In a similar vein, round about now, with all the (bleurchh) Xmas advertising cranking up, we're going to be innundated with even more faux sex on every channel with ads, from M&S selling its knickers to those really dodgy perfume ads. Joop anyone? No, I thought not. Even an advert for shopping at your local Co-Op suggested that doing so left you more time for umm, well, you know, on a Saturday morning. Puh-leese! This kind of thing's so, well, tacky and almost subliminal in that we're all so oblivious to it most of the time. We can tune it out, but kids can't and don't, being little sponges when it comes to picking up information and behaviour from whatever source. Even if a programme seems ok, it might be diced up by some seriously inappropriate advertising. A slight tangent, even the cinema isn't immune. Off I trot to watch Tinker, Tailor, Soldier, Spy and before we get to the opening credits, there's an ad (which seemed to go on forever) by a well known contraceptive manufacturer who seems to be expanding its range, and comprehensively told us about it, illustrated by a series of smiling bed-head couples. Now, ok, the film was a 15 (!) but this is just another example of how low things have got.

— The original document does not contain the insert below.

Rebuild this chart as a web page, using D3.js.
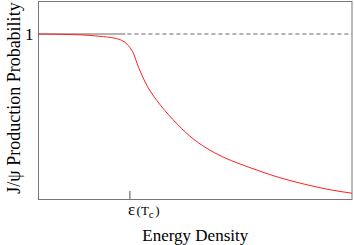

Completely in agreement with you in respect of the petition. Also your remarks on the content of many programmes. Talking of the name 'Jeremy', Paxman also enters the lists. He is an outstanding exemplar of modern TV 'manners'. He is the world's worst interrupter - watch him in action in discussion programmes. This overly combative style of 'interviewing' or 'discussing' is now the norm. Can I ask if you have a 'catch-up TV' facility? If so, you will find that if you forego the very first chance to see your fave programme, watching it on catch-up will be advert-free.
Annie a great piece it should be rquired reading for those who think there is no other way but "filth" you have echoed what a lot of us feel.More power to your quill.
david, you mention "those who think there is no other way but 'filth'". Presumably they would be filth columnists?